Tout d’abord, il convient de s’assurer que tout développement technologique d’énergie alternative permet de continuer à assurer la mission première de ce secteur, qui est le transport de voyageurs d’une manière sûre et efficace sur de longs trajets. Tout développement d’énergie alternative doit donc se faire dans cette optique de maintien d’un niveau optimal de sécurité, et de maintien des performances (rayon d’action, tenue à froid…)
A titre d’exemple, l’avion électrique à batteries n’existera pas avant très longtemps sur du moyen ou du long-courrier car, actuellement, même les meilleure batteries ne permettent pas d’effectuer ce type de trajet compte tenu de la densité énergétique de ces batteries et donc du poids embarqué.
La sécurité est un élément fondamental. Il n’est pas envisageable que le développement d’une énergie alternative se fasse au détriment du niveau de sécurité optimal des vols. C’est pour cela que les biocarburants de deuxième génération, les « drop-in », nous intéressent particulièrement, parce que leur contenu énergétique est très élevé et la compatibilité avec l’ensemble des aéronefs / aéroports est déjà garantie à des taux de mélange pouvant aller jusqu’à 50 %. Des filières de production de biocarburants avancés sont en effet d’ores et déjà certifiées au niveau international; ils peuvent donc être intégrés de façon sûre dans tous les avions du monde jusqu’à 50 %.
La principale difficulté de l’aéronautique réside principalement dans les vols internationaux :
- Cette notion d’international implique une coordination entre pays. Il est indispensable qu’un carburant jugé comme ayant un bénéfice environnemental dans un pays soit jugé de la même façon dans un autre pays. Cela se discute à un niveau international au sein de l’OACI. Cette organisation a permis de réelles avancées, telle que la mise en place de cadres internationaux comme le CORSIA, le seul organisme international qui permet à l’industrie aéronautique de compenser ses émissions ;
- Les carburants représentent 40 % des coûts opérationnels d’une compagnie aérienne.
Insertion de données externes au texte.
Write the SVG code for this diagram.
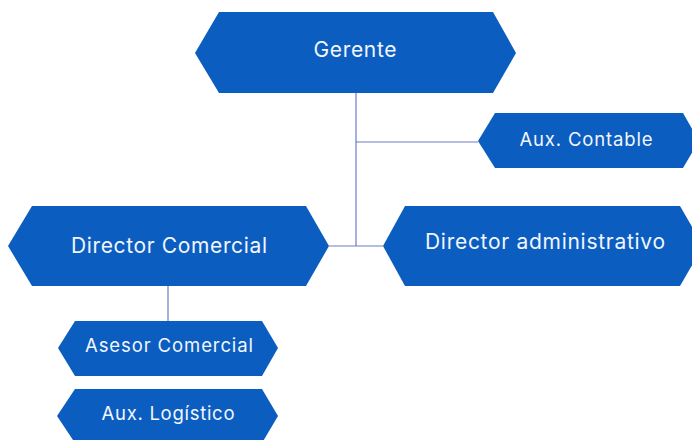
<svg xmlns="http://www.w3.org/2000/svg" width="692" height="440" viewBox="0 0 692 440">
<style>
.n{fill:#0b5dbf}
.t{fill:#f2f6ff;font-family:"Inter","Liberation Sans",sans-serif;text-anchor:middle}
.c{stroke:#6d7cc6;stroke-width:1.2;fill:none}
</style>
<rect width="692" height="440" fill="#ffffff"/>
<g id="connectors">
<path class="c" d="M356 93V246"/>
<path class="c" d="M356 142H478"/>
<path class="c" d="M329 246H383"/>
<path class="c" d="M168 286V321"/>
</g>
<g id="gerente">
<polygon class="n" points="195,53 219,12 493,12 516,53 493,93 219,93"/>
<text class="t" x="355" y="57" font-size="21" textLength="83" lengthAdjust="spacing">Gerente</text>
</g>
<g id="aux-contable">
<polygon class="n" points="478,141 495,113 683,113 699,141 683,168 495,168"/>
<text class="t" x="586" y="146" font-size="18.5" textLength="133" lengthAdjust="spacing">Aux. Contable</text>
</g>
<g id="director-comercial">
<polygon class="n" points="8,246 32,206 306,206 329,246 306,286 32,286"/>
<text class="t" x="169" y="253" font-size="21" textLength="196" lengthAdjust="spacing">Director Comercial</text>
</g>
<g id="director-administrativo">
<polygon class="n" points="383,246 405,206 680,206 703,246 680,286 405,286"/>
<text class="t" x="545" y="249" font-size="21" textLength="240" lengthAdjust="spacing">Director administrativo</text>
</g>
<g id="asesor-comercial">
<polygon class="n" points="58,348 75,321 262,321 278,348 262,376 75,376"/>
<text class="t" x="169" y="352" font-size="18.5" textLength="168" lengthAdjust="spacing">Asesor Comercial</text>
</g>
<g id="aux-logistico">
<polygon class="n" points="57,416 75,389 262,389 278,416 262,443 75,443"/>
<text class="t" x="168" y="420" font-size="18.5" textLength="133" lengthAdjust="spacing">Aux. Logístico</text>
</g>
</svg>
Il est donc important de prendre en compte dans les mécanismes mis en place pour développer ces biocarburants (actuellement encore 2 à 3 fois plus chers que les filières classiques) les aspects distorsions de concurrence au niveau local et d’éventuels effets négatifs liés par exemple à des stratégies d’achats de carburant particulières (stratégies dites de « tankering », par exemple faire le plein de l’aéronef pour plusieurs missions, ce qui a pour conséquence d’alourdir l’aéronef et d’augmenter les émissions, ou encore d’effectuer des escales dans les aéroports à bas coût de carburant).
La limite désormais est qu’il faut que ces carburants arrivent sur le marché dans des conditions économiques acceptables pour tous. Et pour cela, il va falloir un message fort de la part des pouvoirs publics afin notamment de donner aux industriels une vision sur le long terme (réglementation, critères de durabilité) qui lui permette d’investir dans les unités de production de biojet. Des mécanismes de soutien à la demande devront également sans doute être mis en place pour « lancer la machine ».